-------- PROVIDED DATA

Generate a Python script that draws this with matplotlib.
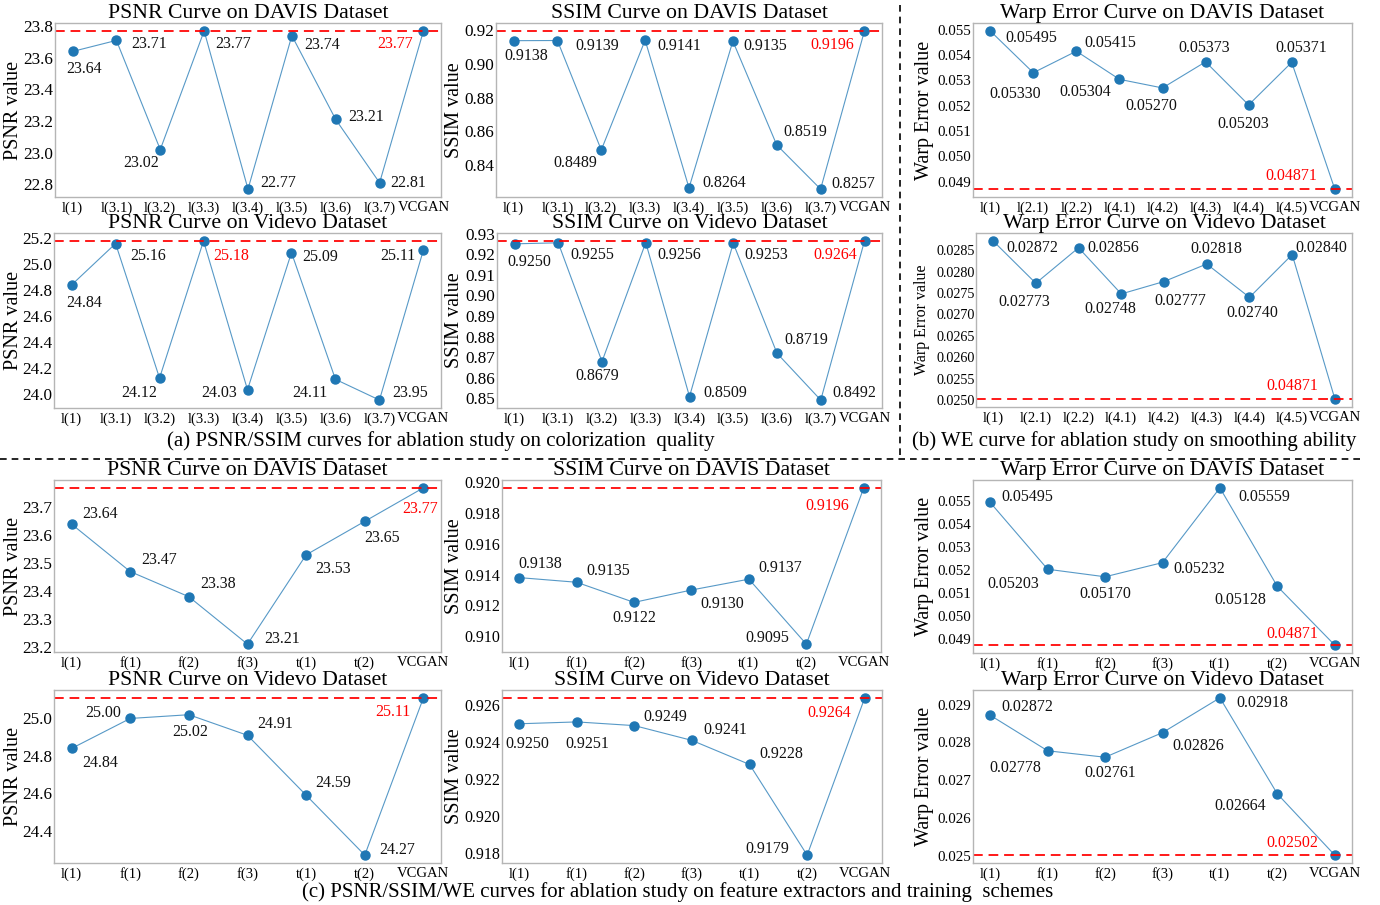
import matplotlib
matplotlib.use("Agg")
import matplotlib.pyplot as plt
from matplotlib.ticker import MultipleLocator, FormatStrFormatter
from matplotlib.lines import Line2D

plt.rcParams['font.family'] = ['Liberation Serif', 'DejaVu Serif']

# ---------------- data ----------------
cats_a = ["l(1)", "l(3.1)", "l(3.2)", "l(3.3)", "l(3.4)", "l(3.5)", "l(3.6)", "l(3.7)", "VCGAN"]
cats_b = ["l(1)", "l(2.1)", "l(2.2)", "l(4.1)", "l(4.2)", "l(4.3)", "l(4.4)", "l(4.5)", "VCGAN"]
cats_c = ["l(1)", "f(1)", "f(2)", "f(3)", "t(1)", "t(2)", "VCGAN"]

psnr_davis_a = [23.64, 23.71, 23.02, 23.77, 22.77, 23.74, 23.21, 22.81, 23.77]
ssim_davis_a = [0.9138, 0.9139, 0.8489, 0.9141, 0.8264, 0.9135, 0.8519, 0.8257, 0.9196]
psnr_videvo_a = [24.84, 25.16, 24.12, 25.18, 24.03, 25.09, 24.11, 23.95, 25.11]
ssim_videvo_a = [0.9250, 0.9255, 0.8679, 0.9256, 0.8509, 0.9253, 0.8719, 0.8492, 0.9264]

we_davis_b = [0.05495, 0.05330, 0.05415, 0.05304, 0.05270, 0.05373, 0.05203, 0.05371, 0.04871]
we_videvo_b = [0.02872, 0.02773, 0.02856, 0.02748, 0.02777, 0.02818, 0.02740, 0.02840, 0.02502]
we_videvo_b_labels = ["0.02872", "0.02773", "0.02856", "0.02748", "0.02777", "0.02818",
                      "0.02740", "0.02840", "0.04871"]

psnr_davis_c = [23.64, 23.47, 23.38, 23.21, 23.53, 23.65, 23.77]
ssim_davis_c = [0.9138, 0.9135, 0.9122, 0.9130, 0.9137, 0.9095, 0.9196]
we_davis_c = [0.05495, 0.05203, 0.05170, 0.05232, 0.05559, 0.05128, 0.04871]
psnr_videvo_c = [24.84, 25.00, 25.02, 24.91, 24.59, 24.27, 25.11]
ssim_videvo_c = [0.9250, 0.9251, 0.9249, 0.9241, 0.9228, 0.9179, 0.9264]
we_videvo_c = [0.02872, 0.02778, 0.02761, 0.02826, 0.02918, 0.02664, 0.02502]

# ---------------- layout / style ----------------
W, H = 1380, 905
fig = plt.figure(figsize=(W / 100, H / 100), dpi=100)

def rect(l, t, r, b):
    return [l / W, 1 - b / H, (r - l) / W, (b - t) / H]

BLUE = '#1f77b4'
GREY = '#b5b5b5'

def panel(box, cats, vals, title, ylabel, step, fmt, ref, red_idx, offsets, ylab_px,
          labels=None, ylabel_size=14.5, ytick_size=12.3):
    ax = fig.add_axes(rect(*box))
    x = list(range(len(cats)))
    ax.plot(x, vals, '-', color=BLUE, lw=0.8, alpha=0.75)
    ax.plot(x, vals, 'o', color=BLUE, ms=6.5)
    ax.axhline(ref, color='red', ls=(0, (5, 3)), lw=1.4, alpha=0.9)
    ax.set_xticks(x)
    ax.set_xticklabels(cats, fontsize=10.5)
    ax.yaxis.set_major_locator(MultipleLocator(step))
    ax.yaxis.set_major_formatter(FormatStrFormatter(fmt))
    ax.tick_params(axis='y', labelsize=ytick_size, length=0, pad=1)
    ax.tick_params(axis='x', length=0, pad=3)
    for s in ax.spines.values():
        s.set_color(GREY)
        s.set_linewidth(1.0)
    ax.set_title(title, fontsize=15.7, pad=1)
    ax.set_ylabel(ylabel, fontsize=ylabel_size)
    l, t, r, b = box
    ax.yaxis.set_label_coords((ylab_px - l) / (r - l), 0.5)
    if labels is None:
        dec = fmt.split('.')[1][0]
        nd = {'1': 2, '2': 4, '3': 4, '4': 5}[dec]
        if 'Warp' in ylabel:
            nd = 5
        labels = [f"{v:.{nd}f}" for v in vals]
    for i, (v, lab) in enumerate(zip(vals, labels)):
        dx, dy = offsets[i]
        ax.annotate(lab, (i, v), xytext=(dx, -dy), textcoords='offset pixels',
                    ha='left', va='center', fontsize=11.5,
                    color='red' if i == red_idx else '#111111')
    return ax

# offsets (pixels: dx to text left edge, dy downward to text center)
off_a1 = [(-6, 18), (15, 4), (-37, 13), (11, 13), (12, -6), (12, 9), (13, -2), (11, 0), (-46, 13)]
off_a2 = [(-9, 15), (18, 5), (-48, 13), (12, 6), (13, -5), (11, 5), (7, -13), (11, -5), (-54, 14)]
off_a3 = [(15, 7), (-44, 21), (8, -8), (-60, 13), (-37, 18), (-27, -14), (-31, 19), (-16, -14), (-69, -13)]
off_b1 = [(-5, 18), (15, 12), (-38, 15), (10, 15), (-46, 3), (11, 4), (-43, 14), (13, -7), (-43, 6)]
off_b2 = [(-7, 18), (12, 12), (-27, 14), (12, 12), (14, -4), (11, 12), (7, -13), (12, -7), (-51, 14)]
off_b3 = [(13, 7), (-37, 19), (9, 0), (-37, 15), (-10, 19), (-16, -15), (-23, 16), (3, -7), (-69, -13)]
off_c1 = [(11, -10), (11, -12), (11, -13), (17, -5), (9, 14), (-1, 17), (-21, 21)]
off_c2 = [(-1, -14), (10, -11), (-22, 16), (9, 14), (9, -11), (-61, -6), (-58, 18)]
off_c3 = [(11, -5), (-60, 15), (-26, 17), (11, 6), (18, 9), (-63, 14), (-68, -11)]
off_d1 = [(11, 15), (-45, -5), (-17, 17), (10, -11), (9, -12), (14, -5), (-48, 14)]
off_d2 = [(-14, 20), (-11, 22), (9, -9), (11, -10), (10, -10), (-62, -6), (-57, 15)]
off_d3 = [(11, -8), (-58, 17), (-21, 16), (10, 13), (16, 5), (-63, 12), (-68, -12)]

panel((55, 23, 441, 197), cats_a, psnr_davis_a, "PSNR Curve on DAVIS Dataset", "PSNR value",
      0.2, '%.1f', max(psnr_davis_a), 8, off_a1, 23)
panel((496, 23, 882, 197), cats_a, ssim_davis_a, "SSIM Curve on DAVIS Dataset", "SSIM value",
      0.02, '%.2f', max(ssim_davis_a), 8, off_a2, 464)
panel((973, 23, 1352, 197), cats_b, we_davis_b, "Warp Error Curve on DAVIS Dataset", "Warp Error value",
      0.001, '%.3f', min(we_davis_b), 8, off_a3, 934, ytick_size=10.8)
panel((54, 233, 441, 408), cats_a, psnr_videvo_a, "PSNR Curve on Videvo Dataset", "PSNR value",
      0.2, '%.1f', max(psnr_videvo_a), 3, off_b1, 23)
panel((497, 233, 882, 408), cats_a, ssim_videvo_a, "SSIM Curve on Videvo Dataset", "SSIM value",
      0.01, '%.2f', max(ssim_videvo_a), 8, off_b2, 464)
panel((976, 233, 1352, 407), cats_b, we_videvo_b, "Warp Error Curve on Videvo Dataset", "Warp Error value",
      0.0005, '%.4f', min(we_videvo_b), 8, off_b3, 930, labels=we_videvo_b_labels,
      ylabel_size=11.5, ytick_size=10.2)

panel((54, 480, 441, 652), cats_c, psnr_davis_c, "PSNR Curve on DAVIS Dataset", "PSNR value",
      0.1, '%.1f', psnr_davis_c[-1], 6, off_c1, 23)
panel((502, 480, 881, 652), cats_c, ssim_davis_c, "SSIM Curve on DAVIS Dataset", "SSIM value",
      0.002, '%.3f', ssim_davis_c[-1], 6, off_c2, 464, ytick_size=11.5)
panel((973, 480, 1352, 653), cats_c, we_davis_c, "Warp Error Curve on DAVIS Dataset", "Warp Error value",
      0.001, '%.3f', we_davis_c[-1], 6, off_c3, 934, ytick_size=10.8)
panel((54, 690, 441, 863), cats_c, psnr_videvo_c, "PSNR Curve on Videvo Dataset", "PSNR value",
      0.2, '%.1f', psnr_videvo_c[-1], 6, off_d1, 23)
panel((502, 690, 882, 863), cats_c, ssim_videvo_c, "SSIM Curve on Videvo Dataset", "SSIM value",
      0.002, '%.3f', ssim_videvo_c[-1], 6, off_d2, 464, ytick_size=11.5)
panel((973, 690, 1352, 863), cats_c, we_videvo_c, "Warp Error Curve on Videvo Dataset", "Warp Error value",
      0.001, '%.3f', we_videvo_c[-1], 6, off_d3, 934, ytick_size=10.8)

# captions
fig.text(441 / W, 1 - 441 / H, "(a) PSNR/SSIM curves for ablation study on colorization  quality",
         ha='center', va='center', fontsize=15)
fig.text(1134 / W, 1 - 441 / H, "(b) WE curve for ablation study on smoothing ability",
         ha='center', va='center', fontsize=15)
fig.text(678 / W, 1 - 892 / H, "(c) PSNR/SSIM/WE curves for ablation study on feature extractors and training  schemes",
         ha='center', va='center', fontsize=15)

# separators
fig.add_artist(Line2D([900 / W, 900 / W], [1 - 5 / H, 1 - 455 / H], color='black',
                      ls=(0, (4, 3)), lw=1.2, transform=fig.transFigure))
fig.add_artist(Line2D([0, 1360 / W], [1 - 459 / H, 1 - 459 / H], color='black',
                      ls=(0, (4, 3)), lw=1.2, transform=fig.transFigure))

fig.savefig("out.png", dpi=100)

----------------
-------- PROVIDED DATA

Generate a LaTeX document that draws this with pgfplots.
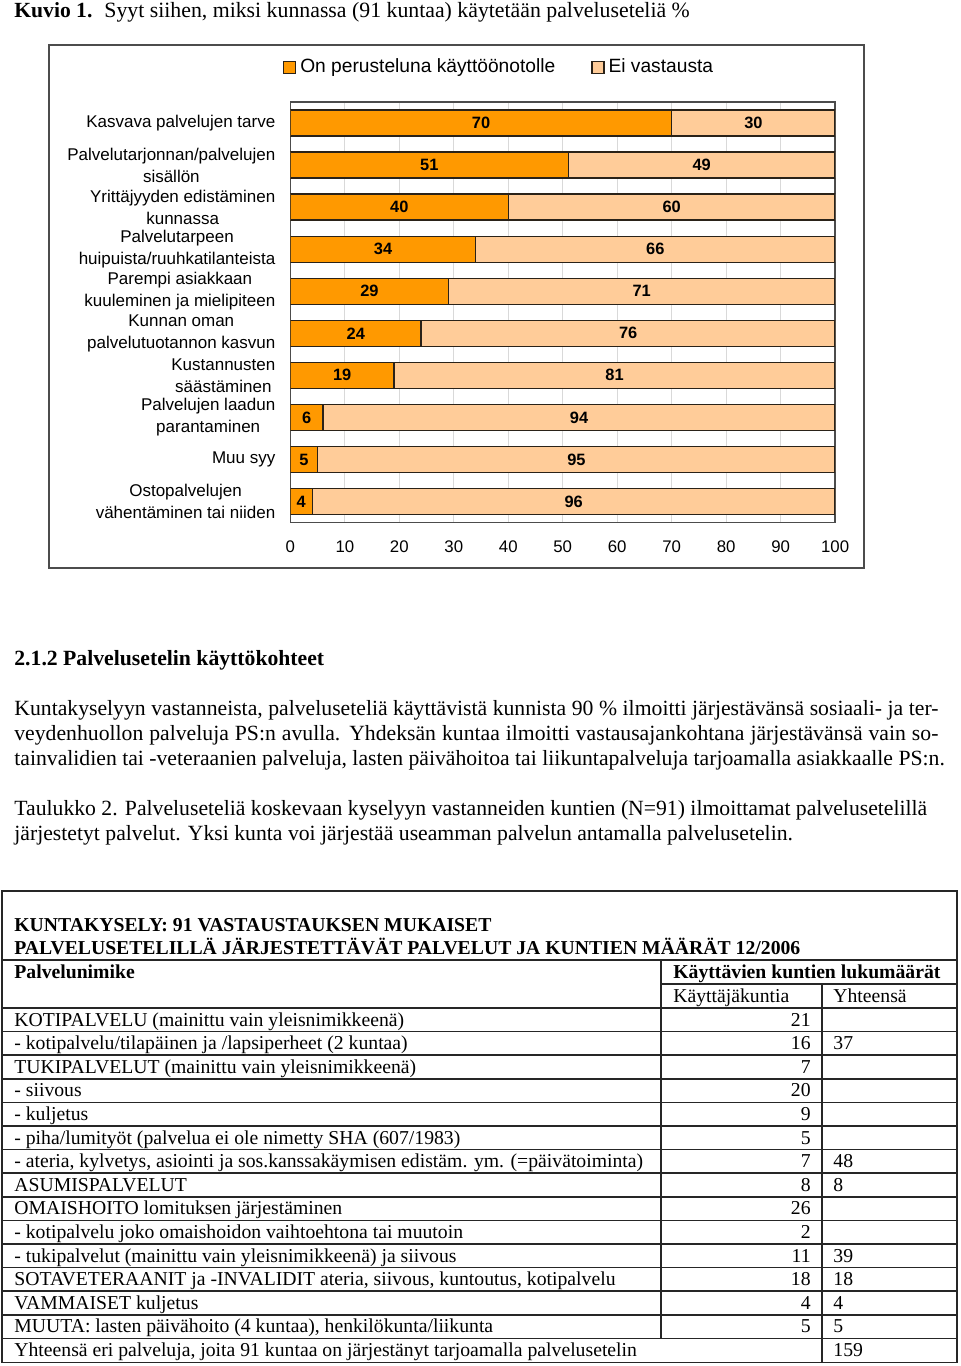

----------------

EXERCISE INSTRUCTIONS
Among the records above, locate the line containing "Generate a Python" and the line containing "plt.rcParams['font.family'] = ['Liberation", then transcribe exactly the lines starting at the first and ending at the second, with no pictures.

RESULT OF THE TASK
Generate a Python script that draws this with matplotlib.
import matplotlib
matplotlib.use("Agg")
import matplotlib.pyplot as plt
from matplotlib.ticker import MultipleLocator, FormatStrFormatter
from matplotlib.lines import Line2D

plt.rcParams['font.family'] = ['Liberation Serif', 'DejaVu Serif']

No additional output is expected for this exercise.